If Silvertip meets Coeur’s expectations, the average annual production of 10 million silver equivalent ounces will contribute significantly to the company’s production profile. An expected average year at Silvertip represents a 27.5% increase over the 36.3 million silver equivalent ounces Coeur produced last year.
“It’s obviously good news for the province of B.C.,” said Bryan Cox, president and CEO of the Mining Association of British Columbia (MABC). “We’ll see what they’re able to do with the project, but always, investment into the province is good news.”
This year, global commodity prices rose from cyclical lows, though mining merger and acquisition activity globally has remained tepid. According to a recent KPMG report on the industry, activity in the first half of 2017 is up 9% year-over-year but is still below 2013 and 2014 transaction levels. Deals in North America were at their lowest level in three years.
“We’re starting a new up cycle, so there’s a fair amount of optimism,” said Michael Schuss, president and CEO of Canadian International Minerals Inc.

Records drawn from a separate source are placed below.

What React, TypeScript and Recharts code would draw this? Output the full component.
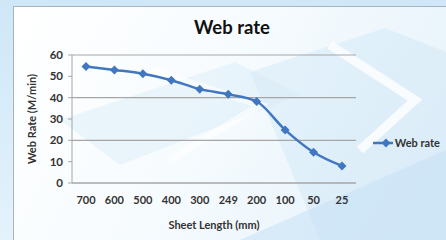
import { CartesianGrid, Legend, Line, LineChart, XAxis, YAxis } from "recharts";

const sheetLengths = ["700", "600", "500", "400", "300", "249", "200", "100", "50", "25"];
const webRates = [54.6, 53, 51.2, 48.2, 44, 41.6, 38.2, 24.9, 14.4, 8];
const yTicks = [0, 10, 20, 30, 40, 50, 60];

const data = sheetLengths.map((name, i) => ({ name, rate: webRates[i] }));

const BLUE = "#4077c0";
const FONT = "Lato, 'Open Sans', sans-serif";

function Diamond(props: any) {
  const { cx, cy } = props;
  if (cx == null || cy == null) return null;
  const s = 4.5;
  return (
    <polygon
      points={`${cx},${cy - s} ${cx + s},${cy} ${cx},${cy + s} ${cx - s},${cy}`}
      fill={BLUE}
    />
  );
}

function LegendBox() {
  return (
    <div style={{ display: "flex", alignItems: "center", paddingLeft: 17, fontFamily: FONT, fontWeight: 700, fontSize: 11, color: "#333" }}>
      <svg width={26} height={10}>
        <line x1={0} y1={5} x2={26} y2={5} stroke={BLUE} strokeWidth={2.5} />
        <polygon points="13,0.5 17.5,5 13,9.5 8.5,5" fill={BLUE} />
      </svg>
      <span style={{ marginLeft: 2, whiteSpace: "nowrap" }}>Web rate</span>
    </div>
  );
}

// pale decorative backdrop behind the chart box
function Backdrop() {
  return (
    <svg width={446} height={240} style={{ position: "absolute", left: 0, top: 0 }}>
      <polygon points="250,72 385,28 446,52 446,240 320,240" fill="#cfe6f7" opacity={0.45} />
      <polygon points="60,120 235,62 300,95 120,165" fill="#d8ecf9" opacity={0.45} />
      <polygon points="240,240 446,150 446,240" fill="#c4e0f5" opacity={0.5} />
      <polyline points="330,45 415,100 360,150" fill="none" stroke="#ffffff" strokeWidth={9} opacity={0.8} />
      <polyline points="150,70 260,105 170,160" fill="none" stroke="#ffffff" strokeWidth={7} opacity={0.6} />
    </svg>
  );
}

export default function App() {
  return (
    <div
      style={{
        position: "absolute",
        left: 0,
        top: 0,
        width: 446,
        height: 240,
        overflow: "hidden",
        background: "linear-gradient(180deg, #cfe7f7 0%, #e4f2fb 100%)",
      }}
    >
      <div
        style={{
          position: "absolute",
          left: 13,
          top: 6,
          width: 440,
          height: 240,
          borderLeft: "1px solid #a8b4bd",
          borderTop: "1px solid #a8b4bd",
          background: "linear-gradient(120deg, #ffffff 0%, #f6fbfe 45%, #e2f0fa 100%)",
        }}
      />
      <Backdrop />
      <div
        style={{
          position: "absolute",
          left: 0,
          width: 464,
          top: 16,
          textAlign: "center",
          fontFamily: FONT,
          fontWeight: 700,
          fontSize: 18.5,
          color: "#111",
        }}
      >
        Web rate
      </div>
      <div style={{ position: "absolute", left: 0, top: 0 }}>
        <LineChart width={446} height={240} data={data} margin={{ top: 55, right: 6, bottom: 0, left: 0 }}>
          <CartesianGrid vertical={false} stroke="#a6a6a6" strokeWidth={1.2} />
          <XAxis
            dataKey="name"
            height={57}
            padding={{ left: 14, right: 14 }}
            tickLine={false}
            tickSize={0}
            tickMargin={13}
            axisLine={{ stroke: "#a6a6a6" }}
            tick={{ fill: "#333", fontFamily: FONT, fontWeight: 700, fontSize: 11 }}
            label={{
              value: "Sheet Length (mm)",
              position: "insideBottom",
              offset: 11,
              fill: "#333",
              fontFamily: FONT,
              fontWeight: 700,
              fontSize: 11,
            }}
          />
          <YAxis
            width={72}
            domain={[0, 60]}
            ticks={yTicks}
            tickSize={4}
            tickMargin={5}
            axisLine={{ stroke: "#a6a6a6" }}
            tickLine={{ stroke: "#a6a6a6" }}
            tick={{ fill: "#333", fontFamily: FONT, fontWeight: 700, fontSize: 11.5 }}
            label={{
              value: "Web Rate (M/min)",
              angle: -90,
              position: "insideLeft",
              offset: 32,
              style: { textAnchor: "middle" },
              fill: "#333",
              fontFamily: FONT,
              fontWeight: 700,
              fontSize: 11,
            }}
          />
          <Legend
            layout="vertical"
            align="right"
            verticalAlign="middle"
            content={() => <LegendBox />}
            wrapperStyle={{ width: 84, top: 136 }}
          />
          <Line
            type="monotone"
            dataKey="rate"
            name="Web rate"
            stroke={BLUE}
            strokeWidth={2.5}
            dot={<Diamond />}
            activeDot={false}
            isAnimationActive={false}
          />
        </LineChart>
      </div>
    </div>
  );
}
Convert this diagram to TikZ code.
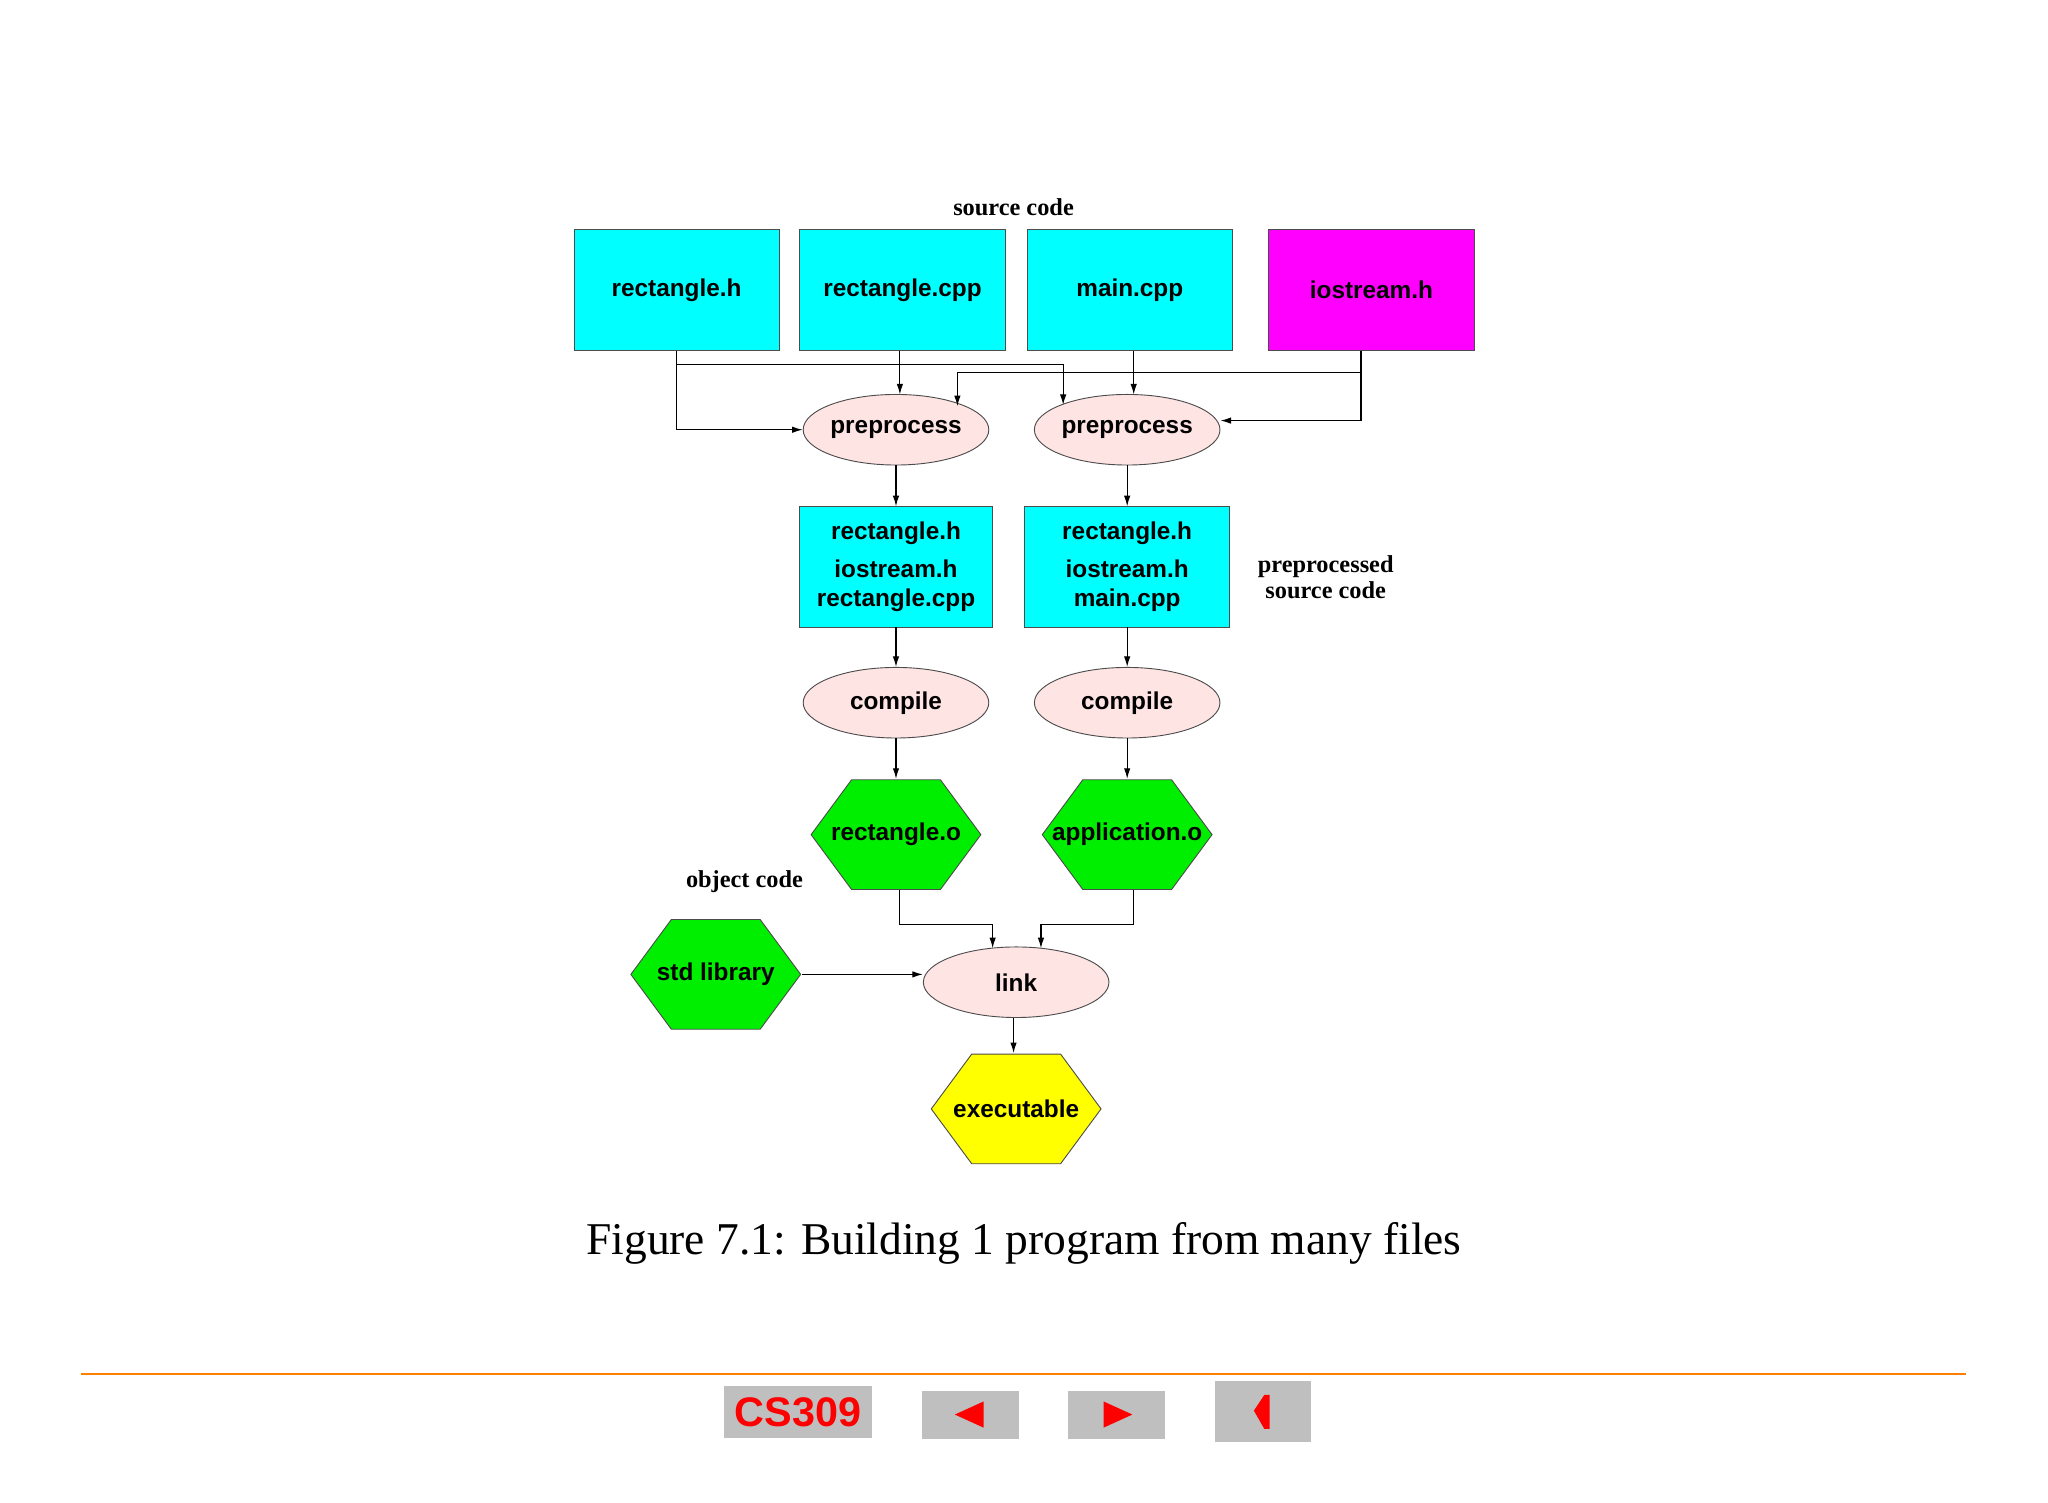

That upbeat mood – and the US$250 million Coeur-Silvertip deal – comes despite uncertainty about what BC NDP government policies might mean for the industry, he said.
“That would not have happened any time before. What would have happened 20 years ago when the NDP were in, everything just died. There were no takeovers; the whole industry just shut down like that, and that’s not the case this time,” said Schuss.
From the MABC’s perspective, there are three pillars to a strong provincial mining industry: commodity prices, investment climate and the regulatory and tax environment – and only one is directly under any government’s control.
Cox said, “All the fundamentals are there for B.C., and having all those market forces come together in that perfect opportunity. We have to be ready to catch that wave in the province.”
He noted that the NDP’s decision to phase out PST on electricity would help make B.C. more competitive. But Cox said the accelerated increases to B.C.’s carbon tax are an area that will need to be monitored to ensure B.C. stays competitive.